**SOURCE EXCERPT:**
══════════

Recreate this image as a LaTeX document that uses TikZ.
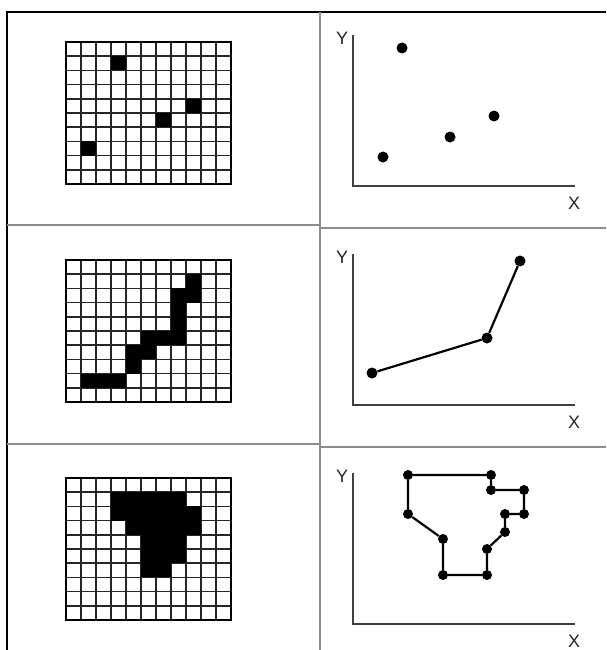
\documentclass[tikz,border=0pt]{standalone}
\usepackage{fontspec}
\setmainfont{Liberation Sans}
\begin{document}
\begin{tikzpicture}[
        x=1pt, y=-1pt,
        frameline/.style={line width=2.2pt, black},
        divider/.style={line width=2pt, black!45},
        gridline/.style={line width=1.6pt, black!85},
        gridframe/.style={line width=2.6pt, black},
        axis/.style={line width=2.4pt, black!75},
        curve/.style={line width=2.2pt, black},
        dot/.style={circle, fill=black, inner sep=0pt, minimum size=11pt},
        sdot/.style={circle, fill=black, inner sep=0pt, minimum size=10pt},
        lbl/.style={inner sep=0pt, font=\fontsize{18}{18}\selectfont, text=black!85},
    ]
    \useasboundingbox (0,0) rectangle (606,650);
    % outer frame and table lines
    \draw[frameline] (7,650) -- (7,12) -- (606,12);
    \draw[divider] (320,12) -- (320,650);
    \draw[divider] (7,225) -- (320,225);
    \draw[divider] (320,228) -- (606,228);
    \draw[divider] (7,444) -- (320,444);
    \draw[divider] (320,447) -- (606,447);
    % raster grids
    \foreach \gy/\cells in {42/{3/1,8/4,6/5,1/7},
        260/{8/1,7/2,8/2,7/3,7/4,5/5,6/5,7/5,4/6,5/6,4/7,1/8,2/8,3/8},
        478/{3/1,4/1,5/1,6/1,7/1,3/2,4/2,5/2,6/2,7/2,8/2,4/3,5/3,6/3,7/3,8/3,
             5/4,6/4,7/4,5/5,6/5,7/5,5/6,6/6}}{
        \begin{scope}[shift={(66,\gy)}, x=15pt, y=-14.2pt]
            \foreach \c in {1,...,10}
                \draw[gridline] (\c,0) -- (\c,10);
            \foreach \r in {1,...,9}
                \draw[gridline] (0,\r) -- (11,\r);
            \foreach \c/\r in \cells
                \fill (\c,\r) rectangle ++(1,1);
            \draw[gridframe] (0,0) rectangle (11,10);
        \end{scope}
    }
    % vector axes
    \foreach \oy in {186,405,624}{
        \coordinate (ytop) at (353,\oy-151);
        \coordinate (orig) at (353,\oy);
        \coordinate (xend) at (575,\oy);
        \draw[axis] (ytop) -- (orig) -- (xend);
        \node[lbl] at (342,\oy-148) {Y};
        \node[lbl] at (574,\oy+17) {X};
    }
    % points
    \node[dot](p1) at (402,48){};
    \node[dot](p2) at (494,116){};
    \node[dot](p3) at (450,137){};
    \node[dot](p4) at (383,157){};
    % line
    \node[dot](l1) at (372,373){};
    \node[dot](l2) at (487,338){};
    \node[dot](l3) at (520,261){};
    \draw[curve] (l1) -- (l2) -- (l3);
    % polygon
    \node[sdot](a1) at (408,475){};
    \node[sdot](a2) at (491,475){};
    \node[sdot](a3) at (491,490){};
    \node[sdot](a4) at (524,490){};
    \node[sdot](a5) at (524,514){};
    \node[sdot](a6) at (505,514){};
    \node[sdot](a7) at (505,532){};
    \node[sdot](a8) at (487,549){};
    \node[sdot](a9) at (487,575){};
    \node[sdot](a10) at (443,575){};
    \node[sdot](a11) at (443,539){};
    \node[sdot](a12) at (408,514){};
    \draw[curve] (a1) -- (a2) -- (a3) -- (a4) -- (a5) -- (a6) -- (a7) -- (a8)
        -- (a9) -- (a10) -- (a11) -- (a12) -- (a1);
\end{tikzpicture}
\end{document}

══════════

**DIRECTIONS:** Without including any pictures, print all of the material exactly as given.

**EXERCISE SOLUTION:**
Recreate this image as a LaTeX document that uses TikZ.
\documentclass[tikz,border=0pt]{standalone}
\usepackage{fontspec}
\setmainfont{Liberation Sans}
\begin{document}
\begin{tikzpicture}[
        x=1pt, y=-1pt,
        frameline/.style={line width=2.2pt, black},
        divider/.style={line width=2pt, black!45},
        gridline/.style={line width=1.6pt, black!85},
        gridframe/.style={line width=2.6pt, black},
        axis/.style={line width=2.4pt, black!75},
        curve/.style={line width=2.2pt, black},
        dot/.style={circle, fill=black, inner sep=0pt, minimum size=11pt},
        sdot/.style={circle, fill=black, inner sep=0pt, minimum size=10pt},
        lbl/.style={inner sep=0pt, font=\fontsize{18}{18}\selectfont, text=black!85},
    ]
    \useasboundingbox (0,0) rectangle (606,650);
    % outer frame and table lines
    \draw[frameline] (7,650) -- (7,12) -- (606,12);
    \draw[divider] (320,12) -- (320,650);
    \draw[divider] (7,225) -- (320,225);
    \draw[divider] (320,228) -- (606,228);
    \draw[divider] (7,444) -- (320,444);
    \draw[divider] (320,447) -- (606,447);
    % raster grids
    \foreach \gy/\cells in {42/{3/1,8/4,6/5,1/7},
        260/{8/1,7/2,8/2,7/3,7/4,5/5,6/5,7/5,4/6,5/6,4/7,1/8,2/8,3/8},
        478/{3/1,4/1,5/1,6/1,7/1,3/2,4/2,5/2,6/2,7/2,8/2,4/3,5/3,6/3,7/3,8/3,
             5/4,6/4,7/4,5/5,6/5,7/5,5/6,6/6}}{
        \begin{scope}[shift={(66,\gy)}, x=15pt, y=-14.2pt]
            \foreach \c in {1,...,10}
                \draw[gridline] (\c,0) -- (\c,10);
            \foreach \r in {1,...,9}
                \draw[gridline] (0,\r) -- (11,\r);
            \foreach \c/\r in \cells
                \fill (\c,\r) rectangle ++(1,1);
            \draw[gridframe] (0,0) rectangle (11,10);
        \end{scope}
    }
    % vector axes
    \foreach \oy in {186,405,624}{
        \coordinate (ytop) at (353,\oy-151);
        \coordinate (orig) at (353,\oy);
        \coordinate (xend) at (575,\oy);
        \draw[axis] (ytop) -- (orig) -- (xend);
        \node[lbl] at (342,\oy-148) {Y};
        \node[lbl] at (574,\oy+17) {X};
    }
    % points
    \node[dot](p1) at (402,48){};
    \node[dot](p2) at (494,116){};
    \node[dot](p3) at (450,137){};
    \node[dot](p4) at (383,157){};
    % line
    \node[dot](l1) at (372,373){};
    \node[dot](l2) at (487,338){};
    \node[dot](l3) at (520,261){};
    \draw[curve] (l1) -- (l2) -- (l3);
    % polygon
    \node[sdot](a1) at (408,475){};
    \node[sdot](a2) at (491,475){};
    \node[sdot](a3) at (491,490){};
    \node[sdot](a4) at (524,490){};
    \node[sdot](a5) at (524,514){};
    \node[sdot](a6) at (505,514){};
    \node[sdot](a7) at (505,532){};
    \node[sdot](a8) at (487,549){};
    \node[sdot](a9) at (487,575){};
    \node[sdot](a10) at (443,575){};
    \node[sdot](a11) at (443,539){};
    \node[sdot](a12) at (408,514){};
    \draw[curve] (a1) -- (a2) -- (a3) -- (a4) -- (a5) -- (a6) -- (a7) -- (a8)
        -- (a9) -- (a10) -- (a11) -- (a12) -- (a1);
\end{tikzpicture}
\end{document}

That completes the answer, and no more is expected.